Teaching resources for philosophy students and teachers

Another approach to akrasia

Do you remember what the general commitments of an Aristotelian view were?

  • Thinking something is right is a bit like wanting it to be done, and thinking something is wrong is a bit like wanting it not to be done (because wanting something to be done is a bit like thinking it’s right, and wanting something not to be done is a bit like thinking it’s wrong).
  • Desires can be something like true or false, and can be right or wrong in something like the way that thoughts and beliefs are
  • There are moral truths (so, as long as they’re not too difficult to work out, there can be moral knowledge)
  • If you know something is right and fail to do it, or know something is wrong and do it anyway, then you have something like a contradiction between your beliefs (as if you both think something is right and think it is not right at the same time).

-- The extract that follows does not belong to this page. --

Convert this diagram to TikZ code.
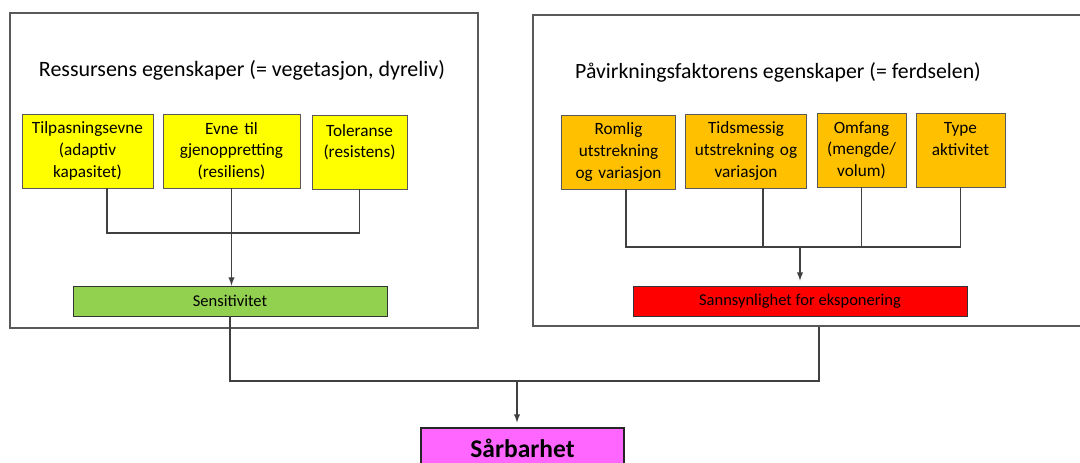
\documentclass[tikz,border=0pt]{standalone}
\usepackage{fontspec}
\setmainfont{Carlito}
\usetikzlibrary{calc,positioning,arrows}
\definecolor{gul}{HTML}{FFFF00}
\definecolor{oransje}{HTML}{FFC000}
\definecolor{gronn}{HTML}{92D050}
\definecolor{rosa}{HTML}{FF66FF}
\begin{document}
\begin{tikzpicture}[x=0.02cm, y=-0.02cm]
\tikzstyle{frame}=[draw=black!65, line width=0.7pt, inner sep=0pt]
\tikzstyle{box}=[draw=black!65, line width=0.5pt, align=center, inner sep=1pt,
                 minimum height=1.48cm, font=\fontsize{9.8}{12.3}\selectfont]
\tikzstyle{bar}=[draw=black!80, line width=0.5pt, minimum height=0.6cm,
                 inner sep=0pt, font=\fontsize{9.4}{11}\selectfont]
\tikzstyle{line}=[draw=black!75, line width=0.6pt]
\tikzstyle{arr}=[line, -latex]
\useasboundingbox (0,0) rectangle (1080,463);
\clip (0,0) rectangle (1080,463);
\node[frame, minimum width=9.36cm, minimum height=6.30cm] (LF) at (244,170.5) {};
\node[frame, minimum width=11.14cm, minimum height=6.22cm] (RF) at (811.5,170.5) {};
\node[font=\fontsize{12.5}{15}\selectfont] (LT) at (242,70) {Ressursens egenskaper (= vegetasjon, dyreliv)};
\node[font=\fontsize{12.4}{15}\selectfont] (RT) at (778,72) {Påvirkningsfaktorens egenskaper (= ferdselen)};
\node[box, fill=gul, minimum width=2.62cm, text width=2.5cm] (Y1) at (87.5,151) {Tilpasningsevne\\(adaptiv\\kapasitet)};
\node[box, fill=gul, minimum width=2.74cm, text width=2.6cm] (Y2) at (231.5,151) {Evne til\\gjenoppretting\\(resiliens)};
\node[box, fill=gul, minimum width=1.90cm, text width=1.8cm] (Y3) at (359.5,152) {Toleranse\\(resistens)\\\mbox{}};
\node[bar, fill=gronn, minimum width=6.28cm] (Sens) at (230,301) {Sensitivitet};
\node[box, fill=oransje, minimum width=2.26cm, text width=2.2cm] (O1) at (618.5,152) {Romlig\\utstrekning\\og variasjon};
\node[box, fill=oransje, minimum width=2.40cm, text width=2.35cm] (O2) at (746,151) {Tidsmessig\\utstrekning og\\variasjon};
\node[box, fill=oransje, minimum width=1.78cm, text width=1.7cm] (O3) at (861.5,150) {Omfang\\(mengde/\\volum)};
\node[box, fill=oransje, minimum width=1.78cm, text width=1.7cm] (O4) at (960.5,150) {Type\\aktivitet\\\mbox{}};
\node[bar, fill=red, minimum width=6.68cm] (Red) at (800,301) {Sannsynlighet for eksponering};
\node[draw=black!85, line width=0.6pt, fill=rosa, minimum width=4.06cm, minimum height=0.8cm,
      font=\fontsize{14.5}{17}\selectfont\bfseries] (Sarb) at (522.5,448) {Sårbarhet};
\draw[line] ([xshift=0.39cm]Y1.south) |- (Y3.south |- 0,233) -- (Y3.south);
\draw[arr] (Y2.south) -- (Y2.south |- Sens.north);
\draw[line] ([xshift=0.15cm]O1.south) |- (O4.south |- 0,247) -- (O4.south);
\draw[line] ([xshift=0.34cm]O2.south) -- ([xshift=0.34cm]O2.south |- 0,247);
\draw[line] (O3.south) -- (O3.south |- 0,247);
\draw[arr] (Red.north |- 0,247) -- ([yshift=0.1cm]Red.north);
\coordinate (J) at (517,381);
\draw[line] (Sens.south) |- (J) -| ([xshift=0.15cm]RF.south);
\draw[arr] (J) -- ([yshift=0.1cm]J |- Sarb.north);
\end{tikzpicture}
\end{document}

But does the Aristotelian think akrasia is possible?

Well, what does akrasia strictly involve? One or both of these two things:

  • Knowing that something is right and failing to do it, or else knowing that something is wrong and doing it anyway
  • Thinking that something is right and failing to do it, or else thinking that something is wrong and doing it anyway

Aristotle himself seems to have thought these were both equally difficult to explain. This seems to have been because he was at least strongly tempted by Ordinary Jo’s view that the same person can’t possibly have competing desires or contradictory beliefs at the same time. Although the interpretation of the key text is very controversial, it looks as if Aristotle tries to make sense of akrasia by saying that one or other of the contradictory states is suppressed or inactive.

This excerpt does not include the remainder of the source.